— SET PROBLEM —
Print all of the lines exactly. Any picture among them stays out.

— MATERIAL PROVIDED —
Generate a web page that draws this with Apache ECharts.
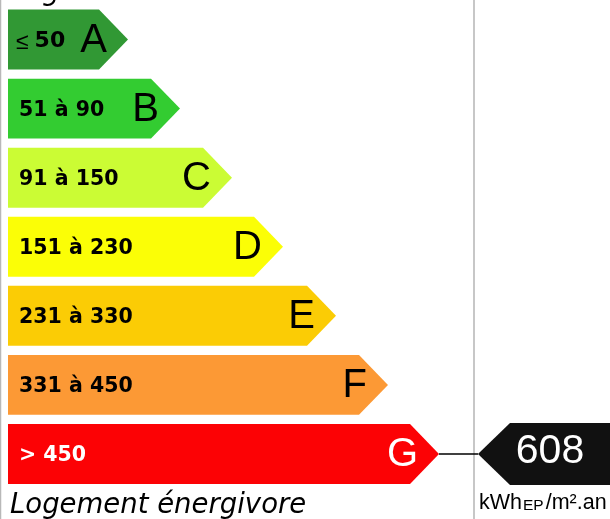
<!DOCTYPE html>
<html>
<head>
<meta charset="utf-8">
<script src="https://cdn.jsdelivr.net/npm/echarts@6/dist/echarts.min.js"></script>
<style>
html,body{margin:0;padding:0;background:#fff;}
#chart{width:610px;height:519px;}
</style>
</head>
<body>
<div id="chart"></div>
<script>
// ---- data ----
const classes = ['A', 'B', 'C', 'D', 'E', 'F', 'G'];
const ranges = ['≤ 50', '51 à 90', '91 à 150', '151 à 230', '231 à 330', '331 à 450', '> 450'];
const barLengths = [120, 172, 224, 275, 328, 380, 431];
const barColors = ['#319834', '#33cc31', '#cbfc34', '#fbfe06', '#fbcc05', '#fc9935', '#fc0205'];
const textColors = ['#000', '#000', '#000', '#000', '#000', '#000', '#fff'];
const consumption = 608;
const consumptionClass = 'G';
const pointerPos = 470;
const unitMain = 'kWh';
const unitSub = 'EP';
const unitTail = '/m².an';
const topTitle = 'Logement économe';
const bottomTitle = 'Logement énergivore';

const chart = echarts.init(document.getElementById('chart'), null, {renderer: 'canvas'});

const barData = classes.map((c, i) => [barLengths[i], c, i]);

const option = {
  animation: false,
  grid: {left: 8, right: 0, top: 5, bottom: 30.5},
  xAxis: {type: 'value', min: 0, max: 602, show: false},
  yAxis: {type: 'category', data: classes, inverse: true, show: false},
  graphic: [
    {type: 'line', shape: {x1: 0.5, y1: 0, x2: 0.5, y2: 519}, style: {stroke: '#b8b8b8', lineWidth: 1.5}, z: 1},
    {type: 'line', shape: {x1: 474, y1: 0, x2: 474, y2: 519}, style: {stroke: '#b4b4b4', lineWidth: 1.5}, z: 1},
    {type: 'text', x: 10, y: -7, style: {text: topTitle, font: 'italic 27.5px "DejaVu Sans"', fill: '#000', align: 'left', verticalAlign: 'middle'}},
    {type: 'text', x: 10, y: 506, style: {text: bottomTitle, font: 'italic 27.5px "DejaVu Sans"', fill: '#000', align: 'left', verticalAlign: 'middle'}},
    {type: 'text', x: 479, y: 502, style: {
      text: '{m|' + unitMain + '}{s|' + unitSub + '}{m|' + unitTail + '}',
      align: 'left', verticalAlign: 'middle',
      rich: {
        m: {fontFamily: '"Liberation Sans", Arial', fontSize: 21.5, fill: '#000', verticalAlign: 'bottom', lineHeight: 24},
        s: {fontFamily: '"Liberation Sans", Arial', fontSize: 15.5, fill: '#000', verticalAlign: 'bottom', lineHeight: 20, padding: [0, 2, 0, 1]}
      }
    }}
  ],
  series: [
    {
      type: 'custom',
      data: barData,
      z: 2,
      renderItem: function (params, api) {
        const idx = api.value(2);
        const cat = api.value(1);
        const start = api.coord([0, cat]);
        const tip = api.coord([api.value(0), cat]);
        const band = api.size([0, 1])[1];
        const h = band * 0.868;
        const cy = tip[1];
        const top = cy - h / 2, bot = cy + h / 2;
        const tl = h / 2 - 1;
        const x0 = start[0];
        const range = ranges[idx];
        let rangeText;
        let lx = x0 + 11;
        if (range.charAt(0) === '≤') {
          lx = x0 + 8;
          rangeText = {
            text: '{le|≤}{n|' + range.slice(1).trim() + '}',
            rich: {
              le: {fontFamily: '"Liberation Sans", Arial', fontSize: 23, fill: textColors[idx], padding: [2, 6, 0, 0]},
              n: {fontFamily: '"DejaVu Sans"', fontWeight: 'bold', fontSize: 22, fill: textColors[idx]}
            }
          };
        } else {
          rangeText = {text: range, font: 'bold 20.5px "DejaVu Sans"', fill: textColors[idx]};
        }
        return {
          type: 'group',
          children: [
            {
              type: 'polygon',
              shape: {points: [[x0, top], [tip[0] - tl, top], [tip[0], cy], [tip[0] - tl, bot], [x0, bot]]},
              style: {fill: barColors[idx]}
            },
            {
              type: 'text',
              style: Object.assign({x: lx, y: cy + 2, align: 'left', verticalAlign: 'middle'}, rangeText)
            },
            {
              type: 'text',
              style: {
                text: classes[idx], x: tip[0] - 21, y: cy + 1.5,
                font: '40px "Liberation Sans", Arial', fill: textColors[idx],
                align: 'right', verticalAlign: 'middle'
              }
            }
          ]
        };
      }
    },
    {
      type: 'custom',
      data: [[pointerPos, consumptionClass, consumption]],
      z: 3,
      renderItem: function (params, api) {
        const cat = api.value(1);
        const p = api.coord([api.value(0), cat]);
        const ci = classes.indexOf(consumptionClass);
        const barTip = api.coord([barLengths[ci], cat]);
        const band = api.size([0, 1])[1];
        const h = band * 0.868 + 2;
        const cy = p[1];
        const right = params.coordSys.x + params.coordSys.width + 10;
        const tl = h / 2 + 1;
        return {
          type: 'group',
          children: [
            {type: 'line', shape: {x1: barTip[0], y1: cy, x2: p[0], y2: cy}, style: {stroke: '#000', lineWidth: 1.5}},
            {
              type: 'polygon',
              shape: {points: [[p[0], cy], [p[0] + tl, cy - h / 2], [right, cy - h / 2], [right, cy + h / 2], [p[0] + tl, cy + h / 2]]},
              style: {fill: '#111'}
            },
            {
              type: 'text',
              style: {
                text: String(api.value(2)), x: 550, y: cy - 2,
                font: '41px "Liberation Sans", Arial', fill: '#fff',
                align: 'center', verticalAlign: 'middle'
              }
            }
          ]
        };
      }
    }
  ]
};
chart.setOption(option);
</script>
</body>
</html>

— EXPECTED ANSWER —
Generate a web page that draws this with Apache ECharts.
<!DOCTYPE html>
<html>
<head>
<meta charset="utf-8">
<script src="https://cdn.jsdelivr.net/npm/echarts@6/dist/echarts.min.js"></script>
<style>
html,body{margin:0;padding:0;background:#fff;}
#chart{width:610px;height:519px;}
</style>
</head>
<body>
<div id="chart"></div>
<script>
// ---- data ----
const classes = ['A', 'B', 'C', 'D', 'E', 'F', 'G'];
const ranges = ['≤ 50', '51 à 90', '91 à 150', '151 à 230', '231 à 330', '331 à 450', '> 450'];
const barLengths = [120, 172, 224, 275, 328, 380, 431];
const barColors = ['#319834', '#33cc31', '#cbfc34', '#fbfe06', '#fbcc05', '#fc9935', '#fc0205'];
const textColors = ['#000', '#000', '#000', '#000', '#000', '#000', '#fff'];
const consumption = 608;
const consumptionClass = 'G';
const pointerPos = 470;
const unitMain = 'kWh';
const unitSub = 'EP';
const unitTail = '/m².an';
const topTitle = 'Logement économe';
const bottomTitle = 'Logement énergivore';

const chart = echarts.init(document.getElementById('chart'), null, {renderer: 'canvas'});

const barData = classes.map((c, i) => [barLengths[i], c, i]);

const option = {
  animation: false,
  grid: {left: 8, right: 0, top: 5, bottom: 30.5},
  xAxis: {type: 'value', min: 0, max: 602, show: false},
  yAxis: {type: 'category', data: classes, inverse: true, show: false},
  graphic: [
    {type: 'line', shape: {x1: 0.5, y1: 0, x2: 0.5, y2: 519}, style: {stroke: '#b8b8b8', lineWidth: 1.5}, z: 1},
    {type: 'line', shape: {x1: 474, y1: 0, x2: 474, y2: 519}, style: {stroke: '#b4b4b4', lineWidth: 1.5}, z: 1},
    {type: 'text', x: 10, y: -7, style: {text: topTitle, font: 'italic 27.5px "DejaVu Sans"', fill: '#000', align: 'left', verticalAlign: 'middle'}},
    {type: 'text', x: 10, y: 506, style: {text: bottomTitle, font: 'italic 27.5px "DejaVu Sans"', fill: '#000', align: 'left', verticalAlign: 'middle'}},
    {type: 'text', x: 479, y: 502, style: {
      text: '{m|' + unitMain + '}{s|' + unitSub + '}{m|' + unitTail + '}',
      align: 'left', verticalAlign: 'middle',
      rich: {
        m: {fontFamily: '"Liberation Sans", Arial', fontSize: 21.5, fill: '#000', verticalAlign: 'bottom', lineHeight: 24},
        s: {fontFamily: '"Liberation Sans", Arial', fontSize: 15.5, fill: '#000', verticalAlign: 'bottom', lineHeight: 20, padding: [0, 2, 0, 1]}
      }
    }}
  ],
  series: [
    {
      type: 'custom',
      data: barData,
      z: 2,
      renderItem: function (params, api) {
        const idx = api.value(2);
        const cat = api.value(1);
        const start = api.coord([0, cat]);
        const tip = api.coord([api.value(0), cat]);
        const band = api.size([0, 1])[1];
        const h = band * 0.868;
        const cy = tip[1];
        const top = cy - h / 2, bot = cy + h / 2;
        const tl = h / 2 - 1;
        const x0 = start[0];
        const range = ranges[idx];
        let rangeText;
        let lx = x0 + 11;
        if (range.charAt(0) === '≤') {
          lx = x0 + 8;
          rangeText = {
            text: '{le|≤}{n|' + range.slice(1).trim() + '}',
            rich: {
              le: {fontFamily: '"Liberation Sans", Arial', fontSize: 23, fill: textColors[idx], padding: [2, 6, 0, 0]},
              n: {fontFamily: '"DejaVu Sans"', fontWeight: 'bold', fontSize: 22, fill: textColors[idx]}
            }
          };
        } else {
          rangeText = {text: range, font: 'bold 20.5px "DejaVu Sans"', fill: textColors[idx]};
        }
        return {
          type: 'group',
          children: [
            {
              type: 'polygon',
              shape: {points: [[x0, top], [tip[0] - tl, top], [tip[0], cy], [tip[0] - tl, bot], [x0, bot]]},
              style: {fill: barColors[idx]}
            },
            {
              type: 'text',
              style: Object.assign({x: lx, y: cy + 2, align: 'left', verticalAlign: 'middle'}, rangeText)
            },
            {
              type: 'text',
              style: {
                text: classes[idx], x: tip[0] - 21, y: cy + 1.5,
                font: '40px "Liberation Sans", Arial', fill: textColors[idx],
                align: 'right', verticalAlign: 'middle'
              }
            }
          ]
        };
      }
    },
    {
      type: 'custom',
      data: [[pointerPos, consumptionClass, consumption]],
      z: 3,
      renderItem: function (params, api) {
        const cat = api.value(1);
        const p = api.coord([api.value(0), cat]);
        const ci = classes.indexOf(consumptionClass);
        const barTip = api.coord([barLengths[ci], cat]);
        const band = api.size([0, 1])[1];
        const h = band * 0.868 + 2;
        const cy = p[1];
        const right = params.coordSys.x + params.coordSys.width + 10;
        const tl = h / 2 + 1;
        return {
          type: 'group',
          children: [
            {type: 'line', shape: {x1: barTip[0], y1: cy, x2: p[0], y2: cy}, style: {stroke: '#000', lineWidth: 1.5}},
            {
              type: 'polygon',
              shape: {points: [[p[0], cy], [p[0] + tl, cy - h / 2], [right, cy - h / 2], [right, cy + h / 2], [p[0] + tl, cy + h / 2]]},
              style: {fill: '#111'}
            },
            {
              type: 'text',
              style: {
                text: String(api.value(2)), x: 550, y: cy - 2,
                font: '41px "Liberation Sans", Arial', fill: '#fff',
                align: 'center', verticalAlign: 'middle'
              }
            }
          ]
        };
      }
    }
  ]
};
chart.setOption(option);
</script>
</body>
</html>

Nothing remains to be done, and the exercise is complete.